_Task requirements:_ Set down the data below without change, skipping the pictures it holds.

_Data provided:_
——————

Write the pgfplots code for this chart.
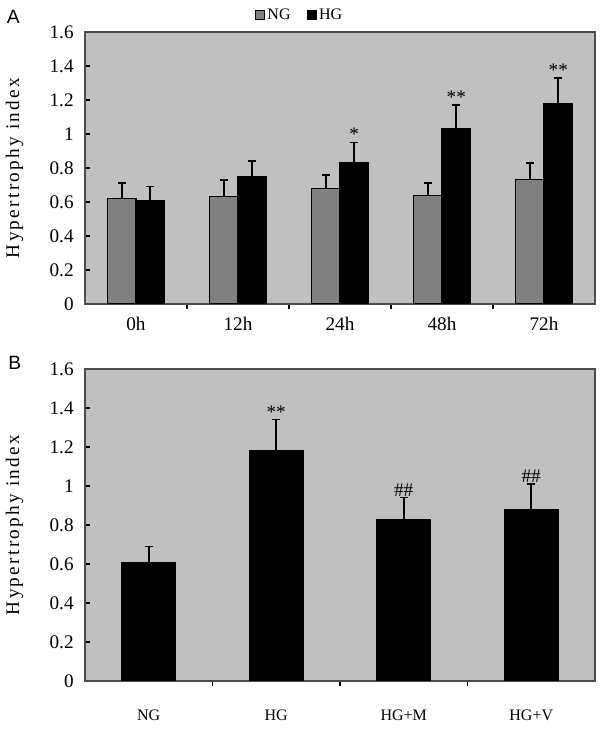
\documentclass[border=0pt]{standalone}
\usepackage{pgfplots}
\pgfplotsset{compat=1.18}
\usepackage{fontspec}
\setmainfont{Liberation Serif}
\setsansfont{Liberation Sans}
\newfontfamily\spaced[LetterSpace=12]{Liberation Serif}
\definecolor{bg}{HTML}{C0C0C0}
\definecolor{ngc}{HTML}{808080}
\begin{document}
\begin{tikzpicture}
\path (0pt,0pt) rectangle (450pt,549pt);
\pgfplotsset{
 myax/.style={
  scale only axis, width=382.5pt,
  axis background/.style={fill=bg},
  axis line style={draw=black!70, line width=0.8pt},
  ymin=0, ymax=1.6, ytick={0,0.2,...,1.6},
  yticklabel style={font=\Large, /pgf/number format/fixed, xshift=-5pt},
  /pgf/number format/assume math mode=true,
  tick style={black, line width=0.8pt},
  major tick length=4pt,
  ytick pos=left, xtick pos=bottom,
  tick align=inside,
  ylabel={\spaced Hypertrophy index},
  ylabel style={font=\Large, at={(axis description cs:-0.138,0.5)}, anchor=center},
  ybar, bar shift=0pt,
  error bars/y dir=plus, error bars/y explicit,
  error bars/error bar style={line width=1.2pt, black},
  error bars/error mark options={rotate=90, mark size=3pt, line width=1.2pt},
 }
}
% Panel A
\begin{axis}[myax, at={(63.75pt,321pt)}, anchor=south west, height=204pt,
  xmin=-0.5, xmax=4.5, xtick={0.5,1.5,2.5,3.5}, xticklabels={},
  extra x ticks={0,1,2,3,4}, extra x tick labels={0h,12h,24h,48h,72h},
  extra x tick style={major tick length=0pt, xticklabel style={font=\Large, yshift=-6pt}},
  bar width=0.28]
\addplot[fill=ngc, draw=black, line width=0.8pt, bar shift=-0.14]
 coordinates {(0,0.62) +- (0,0.09) (1,0.63) +- (0,0.10) (2,0.68) +- (0,0.08) (3,0.64) +- (0,0.07) (4,0.73) +- (0,0.10)};
\addplot[fill=black, draw=black, line width=0.8pt, bar shift=0.14]
 coordinates {(0,0.61) +- (0,0.08) (1,0.75) +- (0,0.09) (2,0.83) +- (0,0.12) (3,1.03) +- (0,0.14) (4,1.18) +- (0,0.15)};
\addplot[draw=none, fill=none, bar shift=0.14, nodes near coords, point meta=explicit symbolic,
  nodes near coords style={font=\Large, inner sep=1pt}]
 table[x=x, y=y, meta=l] {
x y l
2 0.95 {*}
3 1.17 {**}
4 1.33 {**}
};
\end{axis}
% legend
\node[anchor=west, font=\large, inner sep=0pt] at (191pt,538pt) {\tikz\draw[fill=ngc, draw=black] (0,0) rectangle (7pt,7pt);\,NG\quad\tikz\draw[fill=black] (0,0) rectangle (7pt,7pt);\,HG};
\node[font=\sffamily\Large, anchor=west, inner sep=0pt] at (5pt,536pt) {A};
% Panel B
\begin{axis}[myax, at={(63.75pt,38.25pt)}, anchor=south west, height=234pt,
  xmin=-0.5, xmax=3.5, xtick={0.5,1.5,2.5}, xticklabels={},
  extra x ticks={0,1,2,3}, extra x tick labels={NG,HG,HG+M,HG+V},
  extra x tick style={major tick length=0pt, xticklabel style={font=\large, yshift=-18pt}},
  bar width=0.42]
\addplot[fill=black, draw=black, line width=0.8pt]
 coordinates {(0,0.61) +- (0,0.08) (1,1.18) +- (0,0.16) (2,0.83) +- (0,0.11) (3,0.88) +- (0,0.13)};
\addplot[draw=none, fill=none, nodes near coords, point meta=explicit symbolic,
  nodes near coords style={font=\Large, inner sep=1pt}]
 table[x=x, y=y, meta=l] {
x y l
1 1.34 {**}
2 0.94 {\#\#}
3 1.01 {\#\#}
};
\end{axis}
\node[font=\sffamily\Large, anchor=west, inner sep=0pt] at (6pt,277pt) {B};
\end{tikzpicture}
\end{document}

——————

_Reply:_
Write the pgfplots code for this chart.
\documentclass[border=0pt]{standalone}
\usepackage{pgfplots}
\pgfplotsset{compat=1.18}
\usepackage{fontspec}
\setmainfont{Liberation Serif}
\setsansfont{Liberation Sans}
\newfontfamily\spaced[LetterSpace=12]{Liberation Serif}
\definecolor{bg}{HTML}{C0C0C0}
\definecolor{ngc}{HTML}{808080}
\begin{document}
\begin{tikzpicture}
\path (0pt,0pt) rectangle (450pt,549pt);
\pgfplotsset{
 myax/.style={
  scale only axis, width=382.5pt,
  axis background/.style={fill=bg},
  axis line style={draw=black!70, line width=0.8pt},
  ymin=0, ymax=1.6, ytick={0,0.2,...,1.6},
  yticklabel style={font=\Large, /pgf/number format/fixed, xshift=-5pt},
  /pgf/number format/assume math mode=true,
  tick style={black, line width=0.8pt},
  major tick length=4pt,
  ytick pos=left, xtick pos=bottom,
  tick align=inside,
  ylabel={\spaced Hypertrophy index},
  ylabel style={font=\Large, at={(axis description cs:-0.138,0.5)}, anchor=center},
  ybar, bar shift=0pt,
  error bars/y dir=plus, error bars/y explicit,
  error bars/error bar style={line width=1.2pt, black},
  error bars/error mark options={rotate=90, mark size=3pt, line width=1.2pt},
 }
}
% Panel A
\begin{axis}[myax, at={(63.75pt,321pt)}, anchor=south west, height=204pt,
  xmin=-0.5, xmax=4.5, xtick={0.5,1.5,2.5,3.5}, xticklabels={},
  extra x ticks={0,1,2,3,4}, extra x tick labels={0h,12h,24h,48h,72h},
  extra x tick style={major tick length=0pt, xticklabel style={font=\Large, yshift=-6pt}},
  bar width=0.28]
\addplot[fill=ngc, draw=black, line width=0.8pt, bar shift=-0.14]
 coordinates {(0,0.62) +- (0,0.09) (1,0.63) +- (0,0.10) (2,0.68) +- (0,0.08) (3,0.64) +- (0,0.07) (4,0.73) +- (0,0.10)};
\addplot[fill=black, draw=black, line width=0.8pt, bar shift=0.14]
 coordinates {(0,0.61) +- (0,0.08) (1,0.75) +- (0,0.09) (2,0.83) +- (0,0.12) (3,1.03) +- (0,0.14) (4,1.18) +- (0,0.15)};
\addplot[draw=none, fill=none, bar shift=0.14, nodes near coords, point meta=explicit symbolic,
  nodes near coords style={font=\Large, inner sep=1pt}]
 table[x=x, y=y, meta=l] {
x y l
2 0.95 {*}
3 1.17 {**}
4 1.33 {**}
};
\end{axis}
% legend
\node[anchor=west, font=\large, inner sep=0pt] at (191pt,538pt) {\tikz\draw[fill=ngc, draw=black] (0,0) rectangle (7pt,7pt);\,NG\quad\tikz\draw[fill=black] (0,0) rectangle (7pt,7pt);\,HG};
\node[font=\sffamily\Large, anchor=west, inner sep=0pt] at (5pt,536pt) {A};
% Panel B
\begin{axis}[myax, at={(63.75pt,38.25pt)}, anchor=south west, height=234pt,
  xmin=-0.5, xmax=3.5, xtick={0.5,1.5,2.5}, xticklabels={},
  extra x ticks={0,1,2,3}, extra x tick labels={NG,HG,HG+M,HG+V},
  extra x tick style={major tick length=0pt, xticklabel style={font=\large, yshift=-18pt}},
  bar width=0.42]
\addplot[fill=black, draw=black, line width=0.8pt]
 coordinates {(0,0.61) +- (0,0.08) (1,1.18) +- (0,0.16) (2,0.83) +- (0,0.11) (3,0.88) +- (0,0.13)};
\addplot[draw=none, fill=none, nodes near coords, point meta=explicit symbolic,
  nodes near coords style={font=\Large, inner sep=1pt}]
 table[x=x, y=y, meta=l] {
x y l
1 1.34 {**}
2 0.94 {\#\#}
3 1.01 {\#\#}
};
\end{axis}
\node[font=\sffamily\Large, anchor=west, inner sep=0pt] at (6pt,277pt) {B};
\end{tikzpicture}
\end{document}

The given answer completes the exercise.